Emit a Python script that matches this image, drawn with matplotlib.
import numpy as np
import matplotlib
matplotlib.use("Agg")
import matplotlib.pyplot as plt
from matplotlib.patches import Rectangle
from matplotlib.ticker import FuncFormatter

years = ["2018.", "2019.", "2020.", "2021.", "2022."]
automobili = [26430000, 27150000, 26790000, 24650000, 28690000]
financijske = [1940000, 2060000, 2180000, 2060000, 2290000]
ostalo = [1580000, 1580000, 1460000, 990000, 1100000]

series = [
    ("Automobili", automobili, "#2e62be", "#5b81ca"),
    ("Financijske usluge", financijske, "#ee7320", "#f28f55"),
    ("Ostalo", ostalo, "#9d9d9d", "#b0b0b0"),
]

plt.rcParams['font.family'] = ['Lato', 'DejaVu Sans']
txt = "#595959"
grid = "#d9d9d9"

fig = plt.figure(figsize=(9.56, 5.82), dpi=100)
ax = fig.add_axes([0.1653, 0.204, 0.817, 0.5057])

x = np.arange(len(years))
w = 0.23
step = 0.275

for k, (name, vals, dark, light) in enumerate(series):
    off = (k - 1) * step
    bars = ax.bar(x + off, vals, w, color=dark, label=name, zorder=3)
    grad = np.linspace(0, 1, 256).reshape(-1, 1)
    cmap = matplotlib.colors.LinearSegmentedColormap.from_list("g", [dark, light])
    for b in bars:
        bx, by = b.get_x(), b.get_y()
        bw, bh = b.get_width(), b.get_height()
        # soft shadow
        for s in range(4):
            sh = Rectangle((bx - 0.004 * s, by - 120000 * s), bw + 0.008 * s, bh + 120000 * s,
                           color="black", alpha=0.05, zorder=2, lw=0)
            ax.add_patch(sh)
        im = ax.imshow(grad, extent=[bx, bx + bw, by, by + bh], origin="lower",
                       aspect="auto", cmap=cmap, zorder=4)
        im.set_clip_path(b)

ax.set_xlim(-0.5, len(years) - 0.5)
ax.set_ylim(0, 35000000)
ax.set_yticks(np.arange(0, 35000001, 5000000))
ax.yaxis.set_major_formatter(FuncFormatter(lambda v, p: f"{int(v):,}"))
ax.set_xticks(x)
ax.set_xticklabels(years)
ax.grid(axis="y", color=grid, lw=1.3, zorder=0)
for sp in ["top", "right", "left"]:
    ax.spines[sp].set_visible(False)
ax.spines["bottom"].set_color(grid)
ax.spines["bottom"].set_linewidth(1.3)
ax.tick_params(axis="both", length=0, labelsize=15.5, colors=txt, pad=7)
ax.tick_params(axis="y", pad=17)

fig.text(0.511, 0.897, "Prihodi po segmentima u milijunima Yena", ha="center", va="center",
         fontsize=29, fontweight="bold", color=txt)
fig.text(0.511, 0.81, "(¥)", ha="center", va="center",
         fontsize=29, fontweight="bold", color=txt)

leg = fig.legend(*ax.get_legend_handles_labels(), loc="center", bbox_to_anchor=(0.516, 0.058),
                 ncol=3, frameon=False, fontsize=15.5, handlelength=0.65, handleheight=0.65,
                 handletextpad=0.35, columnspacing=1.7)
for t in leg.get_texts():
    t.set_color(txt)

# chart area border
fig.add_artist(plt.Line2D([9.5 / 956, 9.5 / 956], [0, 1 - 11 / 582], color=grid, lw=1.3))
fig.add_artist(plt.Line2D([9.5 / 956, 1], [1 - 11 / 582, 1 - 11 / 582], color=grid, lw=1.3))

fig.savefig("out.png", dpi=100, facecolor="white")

|---|

Reproduce every line above without error.

Emit a Python script that matches this image, drawn with matplotlib.
import numpy as np
import matplotlib
matplotlib.use("Agg")
import matplotlib.pyplot as plt
from matplotlib.patches import Rectangle
from matplotlib.ticker import FuncFormatter

years = ["2018.", "2019.", "2020.", "2021.", "2022."]
automobili = [26430000, 27150000, 26790000, 24650000, 28690000]
financijske = [1940000, 2060000, 2180000, 2060000, 2290000]
ostalo = [1580000, 1580000, 1460000, 990000, 1100000]

series = [
    ("Automobili", automobili, "#2e62be", "#5b81ca"),
    ("Financijske usluge", financijske, "#ee7320", "#f28f55"),
    ("Ostalo", ostalo, "#9d9d9d", "#b0b0b0"),
]

plt.rcParams['font.family'] = ['Lato', 'DejaVu Sans']
txt = "#595959"
grid = "#d9d9d9"

fig = plt.figure(figsize=(9.56, 5.82), dpi=100)
ax = fig.add_axes([0.1653, 0.204, 0.817, 0.5057])

x = np.arange(len(years))
w = 0.23
step = 0.275

for k, (name, vals, dark, light) in enumerate(series):
    off = (k - 1) * step
    bars = ax.bar(x + off, vals, w, color=dark, label=name, zorder=3)
    grad = np.linspace(0, 1, 256).reshape(-1, 1)
    cmap = matplotlib.colors.LinearSegmentedColormap.from_list("g", [dark, light])
    for b in bars:
        bx, by = b.get_x(), b.get_y()
        bw, bh = b.get_width(), b.get_height()
        # soft shadow
        for s in range(4):
            sh = Rectangle((bx - 0.004 * s, by - 120000 * s), bw + 0.008 * s, bh + 120000 * s,
                           color="black", alpha=0.05, zorder=2, lw=0)
            ax.add_patch(sh)
        im = ax.imshow(grad, extent=[bx, bx + bw, by, by + bh], origin="lower",
                       aspect="auto", cmap=cmap, zorder=4)
        im.set_clip_path(b)

ax.set_xlim(-0.5, len(years) - 0.5)
ax.set_ylim(0, 35000000)
ax.set_yticks(np.arange(0, 35000001, 5000000))
ax.yaxis.set_major_formatter(FuncFormatter(lambda v, p: f"{int(v):,}"))
ax.set_xticks(x)
ax.set_xticklabels(years)
ax.grid(axis="y", color=grid, lw=1.3, zorder=0)
for sp in ["top", "right", "left"]:
    ax.spines[sp].set_visible(False)
ax.spines["bottom"].set_color(grid)
ax.spines["bottom"].set_linewidth(1.3)
ax.tick_params(axis="both", length=0, labelsize=15.5, colors=txt, pad=7)
ax.tick_params(axis="y", pad=17)

fig.text(0.511, 0.897, "Prihodi po segmentima u milijunima Yena", ha="center", va="center",
         fontsize=29, fontweight="bold", color=txt)
fig.text(0.511, 0.81, "(¥)", ha="center", va="center",
         fontsize=29, fontweight="bold", color=txt)

leg = fig.legend(*ax.get_legend_handles_labels(), loc="center", bbox_to_anchor=(0.516, 0.058),
                 ncol=3, frameon=False, fontsize=15.5, handlelength=0.65, handleheight=0.65,
                 handletextpad=0.35, columnspacing=1.7)
for t in leg.get_texts():
    t.set_color(txt)

# chart area border
fig.add_artist(plt.Line2D([9.5 / 956, 9.5 / 956], [0, 1 - 11 / 582], color=grid, lw=1.3))
fig.add_artist(plt.Line2D([9.5 / 956, 1], [1 - 11 / 582, 1 - 11 / 582], color=grid, lw=1.3))

fig.savefig("out.png", dpi=100, facecolor="white")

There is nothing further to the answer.